***** Input records

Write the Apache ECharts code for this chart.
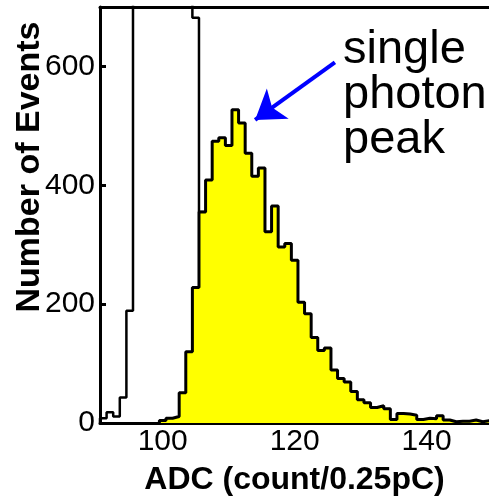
<!DOCTYPE html>
<html><head><meta charset="utf-8">
<script src="https://cdn.jsdelivr.net/npm/echarts@6/dist/echarts.min.js"></script>
<style>html,body{margin:0;padding:0;background:#fff}#c{width:489px;height:504px}</style>
</head><body><div id="c"></div>
<script>
// Single photon spectrum (yellow), bin centres in ADC counts, bin width 1
const signalBins = [100,101,102,103,104,105,106,107,108,109,110,111,112,113,114,115,116,117,118,119,120,121,122,123,124,125,126,127,128,129,130,131,132,133,134,135,136,137,138,139,140,141,142,143,144,145,146,147,148,149,150];
const signalCounts = [4,8,11,51,120,228,355,409,474,480,467,527,505,454,415,429,322,365,296,302,274,203,184,144,122,126,89,75,69,53,39,34,26,29,24,6,16,15,13,6,8,7,12,5,2,3,3,5,2,4,3];
// All events (outline, pedestal); bins 96-104 run off the top of the plot (>700)
const allBins = [91,92,93,94,95,96,97,98,99,100,101,102,103,104,105,106];
const allCounts = [8,18,11,43,189,1200,2600,3600,4000,3500,2600,1700,1100,800,682,355];
const xTickValues = [100,120,140];
const yTickValues = [0,200,400,600];
const xRange = [90.5, 149.45];
const yRange = [0, 700];
const arrowFrom = [126.1, 607];
const arrowTo = [114.0, 510];
const annotationLines = ['single','photon','peak'];
const xTitle = 'ADC (count/0.25pC)';
const yTitle = 'Number of Events';

function stepData(bins, counts, closeEnd) {
  const d = [[bins[0]-0.5, 0]];
  bins.forEach((b,i)=>d.push([b-0.5, counts[i]]));
  const last = bins[bins.length-1];
  d.push([last+0.5, counts[counts.length-1]]);
  if (closeEnd) d.push([last+0.5, 0]);
  return d;
}
const tickFont = '"Liberation Sans", Arial, sans-serif';
const chart = echarts.init(document.getElementById('c'), null, {renderer:'canvas'});
chart.setOption({
  animation:false,
  backgroundColor:'#ffffff',
  grid:{left:100, right:0, top:7, bottom:81, containLabel:false},
  xAxis:[{
    type:'value', min:xRange[0], max:xRange[1], position:'bottom',
    axisLine:{show:true, onZero:false, lineStyle:{color:'#000', width:3}},
    axisTick:{show:false},
    splitLine:{show:false},
    axisLabel:{customValues:xTickValues, color:'#000', fontSize:30, fontFamily:tickFont, margin:4},
    name:xTitle, nameLocation:'middle', nameGap:41,
    nameTextStyle:{color:'#000', fontSize:32, fontWeight:'bold', fontFamily:'"Liberation Sans", Arial, sans-serif'}
  },{
    type:'value', min:xRange[0], max:xRange[1], position:'top',
    axisLine:{show:true, onZero:false, lineStyle:{color:'#000', width:3}},
    axisTick:{show:false}, axisLabel:{show:false}, splitLine:{show:false}
  }],
  yAxis:{
    type:'value', min:yRange[0], max:yRange[1],
    axisLine:{show:true, onZero:false, lineStyle:{color:'#000', width:3}},
    axisTick:{show:true, inside:true, length:6, customValues:yTickValues, lineStyle:{color:'#000', width:3}},
    splitLine:{show:false},
    axisLabel:{customValues:yTickValues, color:'#000', fontSize:30, fontFamily:tickFont, margin:5}
  },
  series:[{
    type:'line', step:'end', symbol:'none', xAxisIndex:0,
    data:stepData(allBins, allCounts, false),
    lineStyle:{color:'#000', width:2.5}, z:2
  },{
    type:'line', step:'end', symbol:'none', xAxisIndex:0,
    data:stepData(signalBins, signalCounts, true),
    lineStyle:{color:'#000', width:3},
    areaStyle:{color:'#ffff00', opacity:1}, z:3,
    markLine:{
      silent:true, symbol:['none','arrow'], symbolSize:28,
      lineStyle:{color:'#0000ff', width:4, type:'solid'},
      label:{show:false},
      data:[[{coord:arrowFrom},{coord:arrowTo}]]
    }
  }],
  graphic:[{
    type:'text', x:30, y:167, rotation:Math.PI/2,
    style:{text:yTitle, font:'bold 34px "Liberation Sans", Arial, sans-serif', fill:'#000', align:'center', verticalAlign:'middle'}
  },{
    type:'text', x:343, y:28,
    style:{text:annotationLines.join('\n'), font:'47px "Liberation Sans", Arial, sans-serif', lineHeight:45, fill:'#000', align:'left', verticalAlign:'top'}
  }]
});
</script></body></html>
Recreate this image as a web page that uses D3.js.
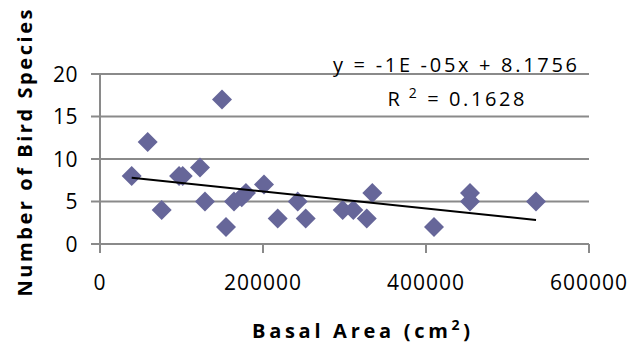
<!DOCTYPE html>
<html>
<head>
<meta charset="utf-8">
<script src="https://cdn.jsdelivr.net/npm/d3@7"></script>
<style>
  body { margin: 0; background: #fff; }
  text { font-family: "Open Sans", "Noto Sans", sans-serif; fill: #000; }
</style>
</head>
<body>
<svg id="chart" width="630" height="345"></svg>
<script>
// Basal area (cm2) and number of bird species
let basalArea = [38900, 58500, 75700, 97000, 101500, 122700, 128800, 149700, 154600, 164400, 173900, 179100,
                 201200, 218000, 242600, 252400, 297800, 310800, 327300, 334100, 409800, 454000, 454000, 535000];
let birdSpecies = [8, 12, 4, 8, 8, 9, 5, 17, 2, 5, 5.5, 6,
                   7, 3, 5, 3, 4, 4, 3, 6, 2, 6, 5, 5];

let xTicks = [0, 200000, 400000, 600000];
let yTicks = [0, 5, 10, 15, 20];

// trendline as printed on the chart
let slope = -1e-5;
let intercept = 8.1756;

let points = basalArea.map((x, i) => ({x: x, y: birdSpecies[i]}));

let svg = d3.select('#chart');

let xScale = d3.scaleLinear().domain([0, 600000]).range([100, 589]);
let yScale = d3.scaleLinear().domain([0, 20]).range([244, 74]);

// Gridlines
svg.append('g')
    .selectAll('line')
    .data(yTicks)
    .join('line')
    .attr('x1', 91)
    .attr('x2', 589)
    .attr('y1', d => yScale(d))
    .attr('y2', d => yScale(d))
    .attr('stroke', '#8a8a8a')
    .attr('stroke-width', 2);

// Y axis line
svg.append('line')
    .attr('x1', 100).attr('x2', 100)
    .attr('y1', yScale(20)).attr('y2', yScale(0) + 9)
    .attr('stroke', '#8a8a8a')
    .attr('stroke-width', 2);

// X axis ticks
svg.append('g')
    .selectAll('line')
    .data(xTicks)
    .join('line')
    .attr('x1', d => xScale(d))
    .attr('x2', d => xScale(d))
    .attr('y1', yScale(0))
    .attr('y2', yScale(0) + 9)
    .attr('stroke', '#8a8a8a')
    .attr('stroke-width', 2);

// Y tick labels
svg.append('g')
    .selectAll('text')
    .data(yTicks)
    .join('text')
    .attr('x', 78)
    .attr('y', d => yScale(d))
    .attr('dy', '0.36em')
    .attr('text-anchor', 'end')
    .attr('font-size', 21)
    .style('letter-spacing', '0.5px')
    .text(d => d);

// X tick labels
svg.append('g')
    .selectAll('text')
    .data(xTicks)
    .join('text')
    .attr('x', d => xScale(d))
    .attr('y', 290)
    .attr('text-anchor', 'middle')
    .attr('font-size', 21)
    .style('letter-spacing', '1px')
    .text(d => d);

// Points
let r = 10;
svg.append('g')
    .selectAll('path')
    .data(points)
    .join('path')
    .attr('transform', d => `translate(${xScale(d.x)},${yScale(d.y)})`)
    .attr('d', `M0,${-r}L${r},0L0,${r}L${-r},0Z`)
    .attr('fill', '#666699');

// Trendline across the data range
let xMin = d3.min(basalArea);
let xMax = d3.max(basalArea);
svg.append('line')
    .attr('x1', xScale(xMin))
    .attr('y1', yScale(slope * xMin + intercept))
    .attr('x2', xScale(xMax))
    .attr('y2', yScale(slope * xMax + intercept))
    .attr('stroke', '#000')
    .attr('stroke-width', 2);

// Equation and R squared
svg.append('text')
    .attr('x', 455)
    .attr('y', 72)
    .attr('text-anchor', 'middle')
    .attr('font-size', 20)
    .attr('textLength', 244)
    .attr('lengthAdjust', 'spacing')
    .text('y = -1E -05x + 8.1756');

let r2 = svg.append('text')
    .attr('x', 456)
    .attr('y', 106)
    .attr('text-anchor', 'middle')
    .attr('font-size', 20)
    .attr('textLength', 137)
    .attr('lengthAdjust', 'spacing');
r2.append('tspan').text('R');
r2.append('tspan').attr('dy', -8).attr('font-size', 14).text(' 2');
r2.append('tspan').attr('dy', 8).text(' = 0.1628');

// Axis titles
let xt = svg.append('text')
    .attr('x', 361)
    .attr('y', 338)
    .attr('text-anchor', 'middle')
    .attr('font-size', 20)
    .attr('font-weight', 'bold')
    .attr('textLength', 218)
    .attr('lengthAdjust', 'spacing');
xt.append('tspan').text('Basal Area (cm');
xt.append('tspan').attr('dy', -8).attr('font-size', 14).text('2');
xt.append('tspan').attr('dy', 8).text(')');

svg.append('text')
    .attr('transform', 'translate(32,153) rotate(-90)')
    .attr('text-anchor', 'middle')
    .attr('font-size', 20)
    .attr('font-weight', 'bold')
    .attr('textLength', 287)
    .attr('lengthAdjust', 'spacing')
    .text('Number of Bird Species');
</script>
</body>
</html>
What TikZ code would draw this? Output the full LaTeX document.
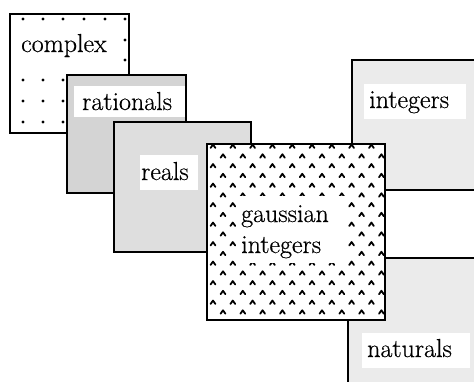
\documentclass[tikz,border=0pt]{standalone}
\usepackage{fontspec}
\newfontfamily\labfont[FakeBold=0.5]{Latin Modern Roman}
\tikzset{
  box/.style={draw=black, line width=2.6pt},
  labtext/.style={anchor=base west, inner sep=0pt, font=\labfont\fontsize{26}{30}\selectfont},
  patch/.style={fill=white, draw=none},
  chev/.style={draw=black, line width=1.8pt, line cap=round, line join=round},
}
\begin{document}
\begin{tikzpicture}[x=1pt,y=-1pt]
\useasboundingbox (0,0) rectangle (474,381);
% complex
\fill[white] (10,14) rectangle (129,133);
\foreach \x in {23,43,63,84,105,125} \foreach \y in {19,40,60,80,101,122} \fill (\x,\y) circle (1.6);
\fill[patch] (14,27) rectangle (118,69);
\draw[box] (10,14) rectangle (129,133);
\node[labtext] (complex) at (21,52) {complex};
% integers
\draw[box, fill=black!8] (352,60) rectangle (480,190);
\fill[patch] (364,84) rectangle (466,119);
\node[labtext] (integers) at (369,108) {integers};
% naturals
\draw[box, fill=black!8] (348,258) rectangle (480,390);
\fill[patch] (362,333) rectangle (470,368);
\node[labtext] (naturals) at (367,357) {naturals};
% rationals
\draw[box, fill=black!17] (67,75) rectangle (186,193);
\fill[patch] (74,86) rectangle (185,117);
\node[labtext] (rationals) at (82,110) {rationals};
% reals
\draw[box, fill=black!13] (114,122) rectangle (251,252);
\fill[patch] (140,155) rectangle (198,190);
\node[labtext] (reals) at (141,180) {reals};
% gaussian integers
\fill[white] (207,144) rectangle (385,320);
\begin{scope}
\clip (207,144) rectangle (385,320);
\foreach \j in {-1,...,8} {
  \foreach \i in {-1,...,9} {
    \draw[chev, shift={(223+19.8*\i,156+19.5*\j)}] (-2.4,1.7) -- (0,-1.7) -- (2.4,1.7);
    \draw[chev, shift={(213+19.8*\i,165.75+19.5*\j)}] (-2.4,1.7) -- (0,-1.7) -- (2.4,1.7);
  }
}
\end{scope}
\fill[patch] (236,196) rectangle (346,263);
\draw[box] (207,144) rectangle (385,320);
\node[labtext] (gauss1) at (241,222) {gaussian};
\node[labtext] (gauss2) at (241,253) {integers};
\end{tikzpicture}
\end{document}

**********

* **Task prompt**: Set down again, exactly, the lines of the material above from its first line to the one with "const yTitle = 'Number of Events';", inclusive. Leave the pictures out.

* **Finished answer**:
Write the Apache ECharts code for this chart.
<!DOCTYPE html>
<html><head><meta charset="utf-8">
<script src="https://cdn.jsdelivr.net/npm/echarts@6/dist/echarts.min.js"></script>
<style>html,body{margin:0;padding:0;background:#fff}#c{width:489px;height:504px}</style>
</head><body><div id="c"></div>
<script>
// Single photon spectrum (yellow), bin centres in ADC counts, bin width 1
const signalBins = [100,101,102,103,104,105,106,107,108,109,110,111,112,113,114,115,116,117,118,119,120,121,122,123,124,125,126,127,128,129,130,131,132,133,134,135,136,137,138,139,140,141,142,143,144,145,146,147,148,149,150];
const signalCounts = [4,8,11,51,120,228,355,409,474,480,467,527,505,454,415,429,322,365,296,302,274,203,184,144,122,126,89,75,69,53,39,34,26,29,24,6,16,15,13,6,8,7,12,5,2,3,3,5,2,4,3];
// All events (outline, pedestal); bins 96-104 run off the top of the plot (>700)
const allBins = [91,92,93,94,95,96,97,98,99,100,101,102,103,104,105,106];
const allCounts = [8,18,11,43,189,1200,2600,3600,4000,3500,2600,1700,1100,800,682,355];
const xTickValues = [100,120,140];
const yTickValues = [0,200,400,600];
const xRange = [90.5, 149.45];
const yRange = [0, 700];
const arrowFrom = [126.1, 607];
const arrowTo = [114.0, 510];
const annotationLines = ['single','photon','peak'];
const xTitle = 'ADC (count/0.25pC)';
const yTitle = 'Number of Events';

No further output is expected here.